Местные же разговоры об одном:
– Красить окна на Пасху не буду, завтра может бомбу на дом сбросят. Но цыплят во вторник куплю, как же мы на Новый год без холодца.
Утром услышала в очереди к кофейному аппарату за латтешечкой.
14 мая
Дома.
ДОМА.
Уже два дня я самый счастливый человек в мире.
Два дня хожу в эйфории. Будто война закончилась, мы победили и впереди светлое будущее.
Муж говорит, в последние дни у тебя слишком счастливые сторис, не надо, тебя смотрят те, кто потерял всё.
А что делать, если такая. В городе, где ежеминутная ракетная угроза, я счастлива. Не передать, как это. Это нужно прожить.
Попрощаться со всем, а потом все снова обрести.
Провожали из села нас в слезах.
И встречали нас со слезами – соседи, продавцы в магазинах, друзья.
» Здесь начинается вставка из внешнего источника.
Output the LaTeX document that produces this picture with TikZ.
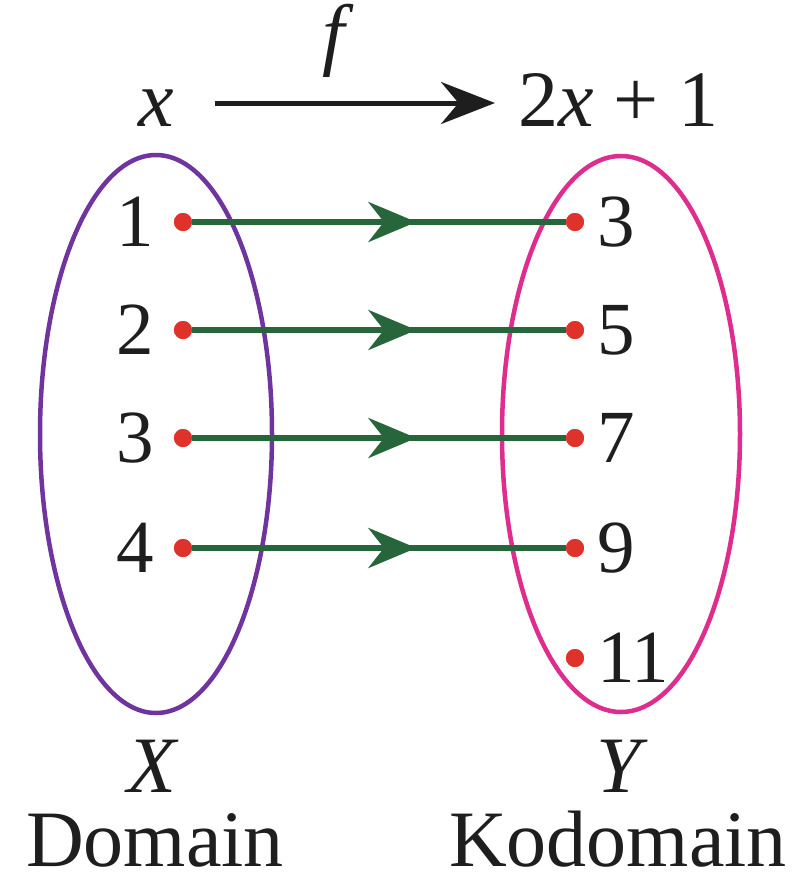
\documentclass[tikz,border=0pt]{standalone}
\usepackage{fontspec}
\setmainfont{Liberation Serif}
\usetikzlibrary{arrows.meta,decorations.markings}
\definecolor{purp}{RGB}{112,52,158}
\definecolor{pinkc}{RGB}{222,45,140}
\definecolor{grn}{RGB}{38,102,58}
\definecolor{dotred}{RGB}{222,50,42}
\definecolor{ink}{RGB}{30,30,30}
\begin{document}
\begin{tikzpicture}[x=1pt,y=-1pt,
 txt/.style={font=\fontsize{80}{90}\selectfont, text=ink, inner sep=0pt},
 num/.style={font=\fontsize{75}{80}\selectfont, text=ink, inner sep=0pt},
 pt/.style={circle, fill=dotred, inner sep=0pt, minimum size=18pt},
 maparrow/.style={draw=grn, line width=6pt, postaction={decorate},
   decoration={markings, mark=at position 0.6 with {\arrow[grn]{Stealth[length=48pt,width=40pt]}}}},
 setline/.style={line width=4.5pt}
]
\useasboundingbox (0,0) rectangle (805,879);
% sets
\draw[purp, setline] (156,434) ellipse [x radius=116pt, y radius=279pt];
\draw[pinkc, setline] (621,434) ellipse [x radius=119pt, y radius=278pt];
% points
\foreach \i/\y in {1/222,2/330,3/438,4/548} {
  \node[pt] (a\i) at (183,\y) {};
}
\foreach \i/\y in {1/222,2/330,3/438,4/548,5/658} {
  \node[pt] (b\i) at (575,\y) {};
}
% mapping arrows
\foreach \i in {1,2,3,4} {
  \draw[maparrow] (a\i) -- (b\i);
}
\foreach \i in {1,2,3,4} {
  \node[pt] at (a\i) {};
}
\foreach \i in {1,2,3,4,5} {
  \node[pt] at (b\i) {};
}
% labels
\foreach \i/\t in {1/1,2/2,3/3,4/4} {
  \node[num, anchor=base east] (la\i) at ([xshift=-29pt,yshift=-24pt]a\i.center) {\t};
}
\foreach \i/\t in {1/3,2/5,3/7,4/9,5/11} {
  \node[num, anchor=base west] (lb\i) at ([xshift=22pt,yshift=-24pt]b\i.center) {\t};
}
% top rule
\node[txt, anchor=base] (xl) at (156,126) {\textit{x}};
\node[txt, anchor=base] (fl) at (338,60) {\textit{f}};
\node[txt, anchor=base west] (fx) at (518,126) {2\textit{x} + 1};
\coordinate (tA) at (215,103);
\coordinate (tB) at (495,103);
\draw[ink, line width=5pt, -{Stealth[length=54pt,width=42pt]}] (tA) -- (tB);
% bottom labels
\node[txt, anchor=base] (Xl) at (153,792) {\textit{X}};
\node[txt, anchor=base] (Yl) at (622,792) {\textit{Y}};
\node[txt, anchor=base] (dom) at (155,866) {Domain};
\node[txt, anchor=base] (kod) at (618,866) {Kodomain};
\end{tikzpicture}
\end{document}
Будто 5 лет прошло, а не #80днейвойны.
Подушка, матрас, духовка, вид из окон, что раздражал. А сейчас не раздражает.
Из наших окон видны только дома.
В домах окна, за окнами – жизнь. И все эти дома с окнами вечером светятся жизнью.
Жизнью под ежеминутными ракетными угрозами.
26 мая
Четвёртый месяц ада.
Страшно? Да, все также.
Свыклись? Ни за что в жизни!
Но жизнь идёт. Какая бы не была действительность.
Каждый день по прежнему встаёт солнце, семья требует завтрак, собака – прогулки. И нужно вставать с постели, идти на кухню, планировать день и пить кофе за любимым столом.
Только это и даёт силы.
Обычная рутина теперь любимое. Спасибо Богу у меня есть поле для деятельности – корзина грязного белья, полы, швабра и руки, в конце концов.
И возня на кухне теперь любимчик в квадрате. Наслаждаюсь. И скоро свой кулинарный блог переведу сюда, похоже.
Потому что новостей больше нет. Вернее есть, одна и горькая. Красной кровяной линией четвёртый месяц уже.
3 июня
101 день этому снимку.
23 февраля 2022 года, семь часов вечера, стою у офисного зеркала (за горшком с цветком слева лежит гиря).
Я сильно задержалась на работе. Отвечала на запросы, отмечала контроли, ругалась с журналистами, каждые десять минут всматривалась в навигатор.
Навигатор пессимистично рисовал черно-красную линию через весь Киев. Обещанное время прибытия домой каждые полчаса стремилось в бесконечность. Ещё и эта зима за окном.
На дорогах, как мне казалось, был ад.
Это я сейчас знаю, что такое настоящий ад.
Ад – это когда на тебя сбрасывают бомбы, убивают людей, детей, уничтожают дома, села, города. И говорят, что это спецоперация. А то, что полыхает за окном, нам все кажется.
Страх, боль, эвакуация, увечья. Горе, что будет жить с нами десятилетиями. Вот это все – настоящее пекло.
Я и не знала, что мы, украинцы, такие сильные. Такие сплоченные, добрые и целеустремленные.
За эти сто дней мы ещё больше углубились в историю, изучаем родной язык и полюбили свои земли в сто миллионов раз больше, чем до.
Сегодня 100 дней ада. Ада, повторения которого не пожелаю ни кому в жизни.